Oliver had transferred from the nursery to a pre-K group on his third birthday. He had started Prometheus’s kindergarten curriculum when he was still four years old. He summarized his early years at the school with a sense of confinement eating at him. He had been a prisoner there. How had he never seen that before?

  “Tell me about your null-projection,” said Smith.

  “They tested kids regularly to see if they were projectors,” said Oliver. “I was flagged, for some reason, when I was six, and they kept testing me. I remember Principal Jones—Genevieve Jones—came in to watch. After one test, she crouched down in front of me and told me I was very special, more special than any other child in the school, so special that they might need me to help them sometimes. The awful old hag was manipulating me, and it worked.” The scowl on his face deepened. “I already knew at that point that I was better than the screamers and crybabies my own age, but as a null, I was suddenly better than everyone. There was another null a couple of years older than me—Quincy, her name was—but I tested stronger than her. Everyone knew she helped the administrators from time to time, but after I tested positive, they came to me instead.”

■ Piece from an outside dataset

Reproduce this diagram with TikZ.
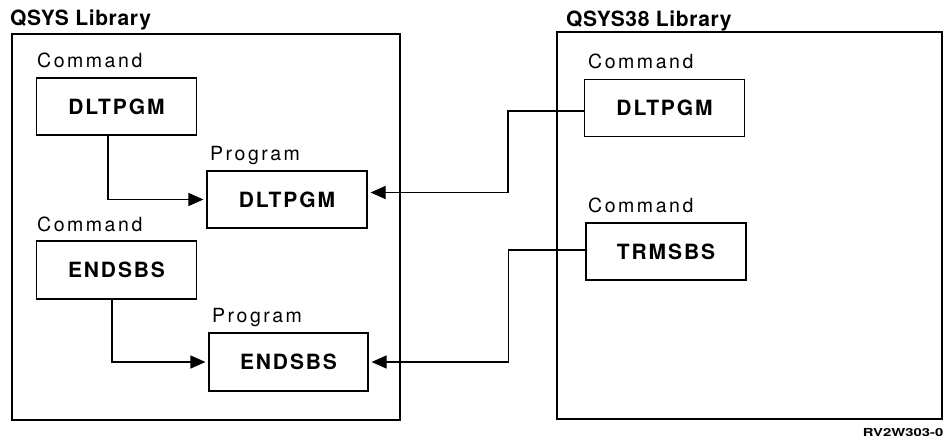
\documentclass[tikz,border=0pt]{standalone}
\usepackage{fontspec}
\usepackage{graphicx}
\setmainfont{TeX Gyre Heros}
\newfontfamily\kindfont[LetterSpace=13]{TeX Gyre Heros}
\newfontfamily\objfont[LetterSpace=9]{TeX Gyre Heros}
\newfontfamily\titlefont[LetterSpace=3]{TeX Gyre Heros}
\usetikzlibrary{arrows.meta}
\tikzset{
    lib-frame/.style = {draw, line width=1.1pt, rectangle, inner sep=0pt},
    lib-title/.style = {font=\titlefont\fontsize{21}{24}\selectfont\bfseries, inner sep=0pt, anchor=base west},
    kind-label/.style = {font=\kindfont\fontsize{19.5}{22}\selectfont, inner sep=0pt, anchor=base west},
    obj-box/.style = {draw, line width=1.1pt, rectangle, minimum width=160pt, minimum height=57pt, inner sep=0pt, font=\objfont\fontsize{21}{24}\selectfont\bfseries},
    link/.style = {line width=1.1pt},
    link-arrow/.style = {link, -{Triangle[length=15pt,width=13pt]}, shorten >=3pt},
}

\begin{document}
\begin{tikzpicture}[x=1pt, y=-1pt]
\useasboundingbox (0,0) rectangle (944,442);
% the two libraries
\node [lib-frame, minimum width=388pt, minimum height=386pt] (qsys) at (206,227) {};
\node [lib-title] (qsys-title) at (10,25) {QSYS Library};
\node [lib-frame, minimum width=385pt, minimum height=387pt] (qsys38) at (749.5,225.5) {};
\node [lib-title] (qsys38-title) at (566,26) {QSYS38 Library};

% objects in QSYS
\node [kind-label] (cmd-dlt-kind) at (37,67) {Command};
\node [obj-box] (cmd-dlt) at (116.5,106.5) {DLTPGM};
\node [kind-label] (pgm-dlt-kind) at (210,160) {Program};
\node [obj-box] (pgm-dlt) at (287,199.5) {DLTPGM};
\node [kind-label] (cmd-end-kind) at (37,231) {Command};
\node [obj-box, minimum height=58pt] (cmd-end) at (116.5,270) {ENDSBS};
\node [kind-label] (pgm-end-kind) at (212,322) {Program};
\node [obj-box, minimum width=159pt, minimum height=58pt] (pgm-end) at (288.5,362) {ENDSBS};

% objects in QSYS38
\node [kind-label] (cmd38-dlt-kind) at (588,68) {Command};
\node [obj-box] (cmd38-dlt) at (664.5,108) {DLTPGM};
\node [kind-label] (cmd38-trm-kind) at (588,212) {Command};
\node [obj-box] (cmd38-trm) at (666,251.5) {TRMSBS};

% connectors
\draw [link-arrow] ([xshift=-8.5pt]cmd-dlt.south) |- (pgm-dlt.west);
\draw [link-arrow] ([xshift=-4.5pt]cmd-end.south) |- (pgm-end.west);
\draw [link-arrow] ([yshift=-3pt]cmd38-dlt.west) -- ++(-76,0) |- ([yshift=7pt]pgm-dlt.east);
\draw [link-arrow] ([yshift=1.5pt]cmd38-trm.west) -- ++(-77,0) |- (pgm-end.east);

\node [anchor=base east, inner sep=0pt, font=\fontsize{11}{12}\selectfont\bfseries] (fig-id) at (943.5,436) {\scalebox{1.35}[1]{RV2W303-0}};
\end{tikzpicture}
\end{document}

  “And how did you help them?”

  Oliver recounted the incidents. His null-projection had solidified by the time he was seven. Projectors at Prom-A were stable, but there had been issues at Prom-C and Prom-D. He told of his travels to both of those schools—multiple times to Prom-D, and for different kids each time. The offenders were always transferred to Prom-F. Everyone knew it was the armpit of the Prometheus system.

  “And there was never any issue with these problem students after they got to Prom-F?” Smith asked.

  Oliver frowned, his mind suddenly stuck on a thought. “I don’t—I don’t remember any of them being there.” He had traveled to Prom-F just after he turned ten; they had hosted the Institute’s yearly exhibition, and all the top students from each eligible grade in each school had attended. Perhaps Principal Gates had kept the troublemakers out of the way for the event, but Oliver had transferred into the school less than a year later.